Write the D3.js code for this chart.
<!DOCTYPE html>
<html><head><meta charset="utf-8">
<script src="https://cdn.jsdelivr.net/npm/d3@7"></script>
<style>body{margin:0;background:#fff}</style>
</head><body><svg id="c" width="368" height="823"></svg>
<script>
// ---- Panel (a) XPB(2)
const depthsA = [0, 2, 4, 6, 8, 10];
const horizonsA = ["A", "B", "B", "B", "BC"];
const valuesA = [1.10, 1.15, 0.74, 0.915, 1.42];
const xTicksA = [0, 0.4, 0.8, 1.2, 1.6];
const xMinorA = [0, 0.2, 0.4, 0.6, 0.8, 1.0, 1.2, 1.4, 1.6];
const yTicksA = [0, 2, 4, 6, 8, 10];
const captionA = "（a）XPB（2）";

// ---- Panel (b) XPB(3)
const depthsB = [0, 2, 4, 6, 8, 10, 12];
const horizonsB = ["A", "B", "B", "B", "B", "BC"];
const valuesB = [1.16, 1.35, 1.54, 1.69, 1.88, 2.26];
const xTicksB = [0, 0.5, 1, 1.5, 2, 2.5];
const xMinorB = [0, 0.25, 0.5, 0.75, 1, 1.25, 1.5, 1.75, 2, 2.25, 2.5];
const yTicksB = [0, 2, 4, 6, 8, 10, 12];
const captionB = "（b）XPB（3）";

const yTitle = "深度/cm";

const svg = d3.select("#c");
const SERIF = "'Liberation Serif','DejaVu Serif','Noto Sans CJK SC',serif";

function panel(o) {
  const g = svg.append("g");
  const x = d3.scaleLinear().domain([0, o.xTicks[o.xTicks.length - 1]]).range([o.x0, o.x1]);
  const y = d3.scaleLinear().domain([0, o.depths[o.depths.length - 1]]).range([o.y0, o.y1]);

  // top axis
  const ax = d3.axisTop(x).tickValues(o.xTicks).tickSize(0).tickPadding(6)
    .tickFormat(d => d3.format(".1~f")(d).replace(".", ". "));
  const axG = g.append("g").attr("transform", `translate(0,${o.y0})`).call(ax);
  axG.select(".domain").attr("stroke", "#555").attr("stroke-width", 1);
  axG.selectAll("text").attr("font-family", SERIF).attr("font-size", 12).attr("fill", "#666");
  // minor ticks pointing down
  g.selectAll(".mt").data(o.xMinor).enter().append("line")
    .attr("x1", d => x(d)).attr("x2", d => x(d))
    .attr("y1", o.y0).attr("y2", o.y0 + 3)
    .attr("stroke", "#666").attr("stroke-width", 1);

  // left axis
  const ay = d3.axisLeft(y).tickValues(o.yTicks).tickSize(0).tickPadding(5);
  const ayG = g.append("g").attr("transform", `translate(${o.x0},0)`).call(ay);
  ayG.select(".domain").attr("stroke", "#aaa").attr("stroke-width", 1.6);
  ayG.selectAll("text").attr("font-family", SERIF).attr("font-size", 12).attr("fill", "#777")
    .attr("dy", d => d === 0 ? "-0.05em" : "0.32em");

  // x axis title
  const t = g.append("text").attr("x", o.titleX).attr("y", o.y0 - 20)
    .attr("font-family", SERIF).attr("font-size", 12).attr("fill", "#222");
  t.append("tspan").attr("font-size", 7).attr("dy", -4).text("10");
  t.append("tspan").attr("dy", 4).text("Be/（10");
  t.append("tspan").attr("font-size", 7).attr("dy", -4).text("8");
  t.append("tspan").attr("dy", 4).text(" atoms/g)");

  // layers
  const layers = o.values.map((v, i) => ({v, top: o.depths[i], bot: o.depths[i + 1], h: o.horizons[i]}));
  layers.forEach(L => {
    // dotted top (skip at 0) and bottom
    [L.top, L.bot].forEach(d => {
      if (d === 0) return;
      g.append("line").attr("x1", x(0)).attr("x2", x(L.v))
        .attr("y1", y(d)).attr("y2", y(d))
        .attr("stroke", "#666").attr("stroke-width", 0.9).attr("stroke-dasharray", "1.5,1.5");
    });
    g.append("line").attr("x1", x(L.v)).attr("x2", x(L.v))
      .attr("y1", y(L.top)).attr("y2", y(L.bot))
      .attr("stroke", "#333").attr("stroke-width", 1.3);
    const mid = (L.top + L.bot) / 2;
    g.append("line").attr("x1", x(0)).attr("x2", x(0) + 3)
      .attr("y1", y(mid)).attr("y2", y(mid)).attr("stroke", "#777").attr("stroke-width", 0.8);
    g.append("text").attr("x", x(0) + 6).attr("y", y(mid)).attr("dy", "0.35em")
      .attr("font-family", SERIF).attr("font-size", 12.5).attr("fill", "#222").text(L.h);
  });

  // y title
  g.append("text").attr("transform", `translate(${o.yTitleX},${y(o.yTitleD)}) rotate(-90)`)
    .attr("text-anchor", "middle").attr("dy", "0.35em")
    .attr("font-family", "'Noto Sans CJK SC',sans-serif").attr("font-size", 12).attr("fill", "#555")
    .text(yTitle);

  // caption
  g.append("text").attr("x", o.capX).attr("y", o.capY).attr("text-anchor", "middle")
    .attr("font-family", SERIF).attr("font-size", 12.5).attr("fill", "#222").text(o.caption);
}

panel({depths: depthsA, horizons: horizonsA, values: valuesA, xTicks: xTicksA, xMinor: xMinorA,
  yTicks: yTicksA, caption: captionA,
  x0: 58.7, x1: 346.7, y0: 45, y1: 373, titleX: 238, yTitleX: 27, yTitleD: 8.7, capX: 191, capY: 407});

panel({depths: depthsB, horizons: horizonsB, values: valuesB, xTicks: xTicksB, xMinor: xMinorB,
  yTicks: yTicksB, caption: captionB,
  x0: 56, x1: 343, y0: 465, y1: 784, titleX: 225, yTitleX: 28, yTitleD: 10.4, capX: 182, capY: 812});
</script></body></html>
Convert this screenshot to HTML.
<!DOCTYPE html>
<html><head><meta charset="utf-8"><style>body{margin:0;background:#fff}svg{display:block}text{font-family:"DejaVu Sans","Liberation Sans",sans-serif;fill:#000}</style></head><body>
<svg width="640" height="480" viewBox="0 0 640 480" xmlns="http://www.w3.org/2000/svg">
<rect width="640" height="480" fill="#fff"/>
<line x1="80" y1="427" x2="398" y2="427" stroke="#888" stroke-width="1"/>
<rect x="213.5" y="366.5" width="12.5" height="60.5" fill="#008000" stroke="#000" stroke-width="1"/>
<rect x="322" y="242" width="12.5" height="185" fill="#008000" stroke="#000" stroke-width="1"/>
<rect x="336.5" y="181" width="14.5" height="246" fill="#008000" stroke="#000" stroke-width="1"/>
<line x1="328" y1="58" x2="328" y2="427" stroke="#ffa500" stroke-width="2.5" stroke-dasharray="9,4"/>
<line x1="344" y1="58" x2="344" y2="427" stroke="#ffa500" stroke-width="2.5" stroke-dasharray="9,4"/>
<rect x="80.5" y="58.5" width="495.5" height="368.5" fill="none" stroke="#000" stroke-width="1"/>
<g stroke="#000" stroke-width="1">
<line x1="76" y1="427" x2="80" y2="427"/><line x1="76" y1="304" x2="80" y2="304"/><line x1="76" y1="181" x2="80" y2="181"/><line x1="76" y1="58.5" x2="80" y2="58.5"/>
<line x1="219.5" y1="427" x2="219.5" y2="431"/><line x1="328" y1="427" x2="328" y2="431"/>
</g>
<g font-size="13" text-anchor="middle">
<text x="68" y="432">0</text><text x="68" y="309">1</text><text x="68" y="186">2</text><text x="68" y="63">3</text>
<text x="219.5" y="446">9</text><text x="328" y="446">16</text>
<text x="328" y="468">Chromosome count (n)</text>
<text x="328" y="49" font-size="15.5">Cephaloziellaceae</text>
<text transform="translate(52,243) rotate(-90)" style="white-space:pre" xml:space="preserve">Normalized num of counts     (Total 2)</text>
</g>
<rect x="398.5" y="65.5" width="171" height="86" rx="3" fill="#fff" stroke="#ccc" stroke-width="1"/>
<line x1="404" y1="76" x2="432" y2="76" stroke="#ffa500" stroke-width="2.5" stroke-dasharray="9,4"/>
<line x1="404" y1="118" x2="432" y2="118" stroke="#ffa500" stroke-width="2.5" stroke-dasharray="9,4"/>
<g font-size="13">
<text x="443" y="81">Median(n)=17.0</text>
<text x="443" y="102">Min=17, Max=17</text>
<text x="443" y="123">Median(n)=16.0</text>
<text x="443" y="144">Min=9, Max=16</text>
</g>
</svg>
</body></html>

_WORK TO BE COMPLETED:_ Pick out the lines containing the string "this" and show them.

_PROBLEM SOLUTION:_
Write the D3.js code for this chart.
Convert this screenshot to HTML.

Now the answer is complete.